Monday, March 12, 2018

Democracy is Dying and other Book Reviews

After reading James Traub's article/review in Foreign Policy of several* of the more pessimistic run of books on the global Trump Era ("Democracy is Dying by Natural Causes," March 1, 2018 posted at 12:15pm), I was forced to contemplate the end of democracy, when it started, and where it is going, I posted the following comment (as" zendo4"):

Back in what is now the ancient history of 1970s legal philosophy and the dialogue between Ronald Dworkin and his critics, one distinction he made that always seemed clear to me (though fuzzy to many, so my view may itself be overly simplistic) is that between policies (expressed in majoritarian legislation) and principles (individual or minority rights guaranteed in our Bill of Rights, primarily, and defended in litigation). In both categories, the Constitution serves as the repository of basic norms (in the sense put forward by Hans Kelsen). Policies/legislation is tested but only after a hurdle of presumed deference is overcome. Principles such as non-discriminatory treatment of citizens and others within our borders should provide a check on populism when it becomes illiberal, that is, when a majority sees its welfare threatened by a minority and the latter is threatened in turn by the majority's intolerance.
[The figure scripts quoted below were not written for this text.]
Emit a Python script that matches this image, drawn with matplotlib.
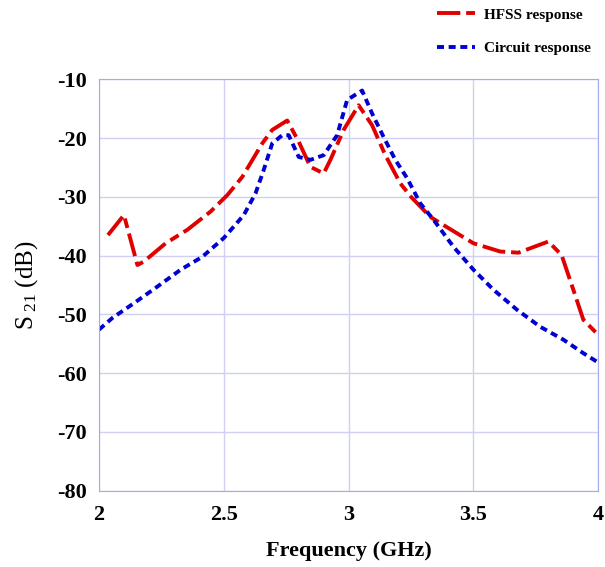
import matplotlib
matplotlib.use("Agg")
import matplotlib.pyplot as plt

hfss_f = [2.036, 2.10, 2.154, 2.18, 2.267, 2.354, 2.447, 2.514, 2.574, 2.654, 2.694, 2.754,
          2.80, 2.847, 2.90, 2.927, 2.98, 3.04, 3.094, 3.147, 3.207, 3.25, 3.327, 3.38,
          3.50, 3.607, 3.68, 3.80, 3.853, 3.90, 3.94, 4.0]
hfss_s21 = [-36.5, -33.1, -41.6, -41.0, -37.9, -35.6, -32.5, -29.7, -26.6, -20.9, -18.6, -17.0,
            -20.6, -24.9, -26.0, -23.7, -18.6, -14.4, -17.8, -22.9, -27.7, -30.0, -33.4, -34.8,
            -37.9, -39.3, -39.5, -37.6, -39.9, -45.8, -50.9, -53.5]

circ_f = [2.0, 2.054, 2.14, 2.233, 2.327, 2.414, 2.50, 2.58, 2.627, 2.66, 2.694, 2.734, 2.76,
          2.80, 2.847, 2.90, 2.954, 2.994, 3.054, 3.094, 3.14, 3.187, 3.234, 3.287, 3.34,
          3.42, 3.50, 3.58, 3.674, 3.767, 3.86, 3.94, 4.0]
circ_s21 = [-52.6, -50.6, -48.1, -45.3, -42.4, -40.2, -37.0, -33.1, -29.4, -25.4, -20.9, -19.5,
            -19.5, -23.2, -23.7, -22.9, -19.5, -13.5, -11.9, -15.8, -19.8, -23.7, -26.8, -31.1,
            -33.9, -38.5, -42.4, -45.8, -49.2, -52.1, -54.3, -56.6, -58.2]

x_ticks = [2, 2.5, 3, 3.5, 4]
x_labels = ["2", "2.5", "3", "3.5", "4"]
y_ticks = [-80, -70, -60, -50, -40, -30, -20, -10]
y_labels = ["-80", "-70", "-60", "-50", "-40", "-30", "-20", "-10"]

plt.rcParams['font.family'] = ['Liberation Serif', 'DejaVu Serif']
plt.rcParams['mathtext.fontset'] = 'custom'
plt.rcParams['mathtext.rm'] = 'Liberation Serif'
plt.rcParams['mathtext.it'] = 'Liberation Serif:italic'

fig = plt.figure(figsize=(6.05, 5.67), dpi=100)
ax = fig.add_axes([0.1636, 0.1347, 0.8253, 0.7253])

l1, = ax.plot(hfss_f, hfss_s21, color='#e00000', lw=2.8, dashes=(6, 1.5, 2.5, 1.5),
              label='HFSS response', solid_capstyle='butt')
l2, = ax.plot(circ_f, circ_s21, color='#0000d0', lw=2.8, dashes=(1.8, 1.2),
              label='Circuit response')

ax.set_xlim(2, 4)
ax.set_ylim(-80, -10)
ax.set_xticks(x_ticks)
ax.set_xticklabels(x_labels)
ax.set_yticks(y_ticks)
ax.set_yticklabels(y_labels)
ax.grid(True, color='#d0d0f4', lw=1)
ax.set_axisbelow(True)
for s in ax.spines.values():
    s.set_color('#a8a8e8')
ax.tick_params(length=0, labelsize=16)
ax.tick_params(axis='y', pad=9)
ax.tick_params(axis='x', pad=10)
for t in ax.get_xticklabels() + ax.get_yticklabels():
    t.set_fontweight('bold')

ax.set_xlabel('Frequency (GHz)', fontsize=16, fontweight='bold', labelpad=12)
ax.set_ylabel(r'S$_{\rm\ 21}$ (dB)', fontsize=18, labelpad=12)

fig.legend(handles=[l1, l2], loc='upper right', bbox_to_anchor=(1.0, 1.01),
           frameon=False, prop={'family': 'Liberation Serif', 'weight': 'bold', 'size': 11},
           labelspacing=1.3, handlelength=2.5, handletextpad=0.6)

fig.savefig('out.png', dpi=100)
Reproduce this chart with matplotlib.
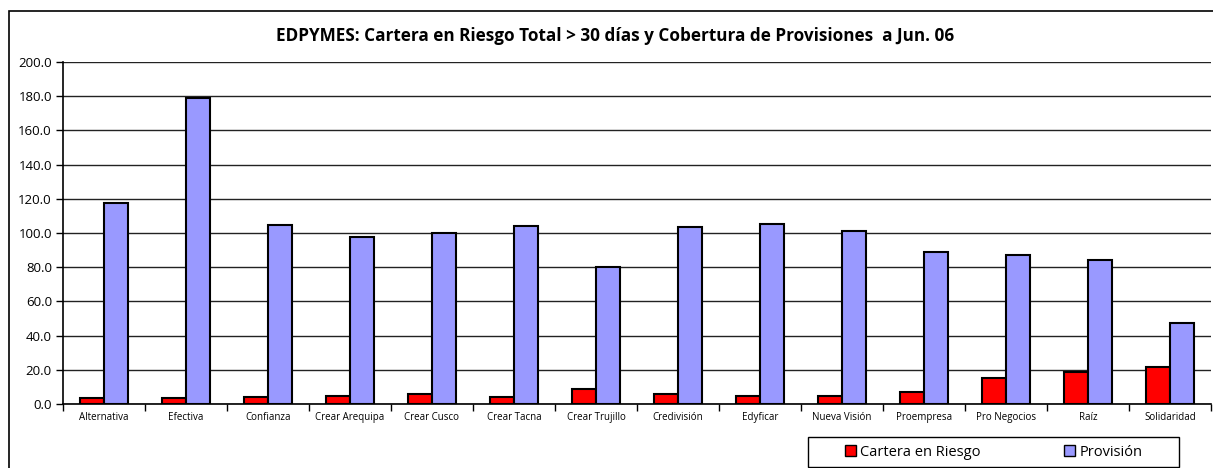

That is why the most troubling norm violations, whether by FDR or by the Republicans with or without Trump, are threats to "pack" or deeply politicize the SCOTUS beyond the limits of what any realist would say has been present in the very process of Presidential nomination and Senate confirmation.  In other countries, too, a fatal weakness or brutal assault seems to focus on the independent judiciary. It seems a linchpin on which the continued rule of law in democracies depends.

We do not need a mercantile plutocracy or an aristocratic oligarchy or even the late Victorian versions of these to maintain control by technocratic elites. It may be true that such elites may serve a nation better than the incompetent elites of the Trump Era, with Trump himself the foremost of these as authoritarian leader of know-nothings.

What we DO need is some sort of movement that could project a serious moral authority within a democracy, something like a new civil rights movement, or Ghandi meets the Quakers, something like that, which is not religious- we have too much of that supporting our current intolerant re-tribalized world, in a deeply hypocritical way- but still able to connect to people who want both money and meaning in their lives. Don't we all, one might say. But can this movement perhaps be promoted by an effective body of people living the truths cited here of tolerance and forbearance?

This movement might start with education and the fervor of  students like those currently against the NRA. Just being optimistic.

How Democracies Die, by Steven Levitsky and Daniel Ziblatt; How Democracy Ends, by David Runciman; The People vs. Democracy, by Yascha Mounk; and On Tyranny, by Timothy Snyder.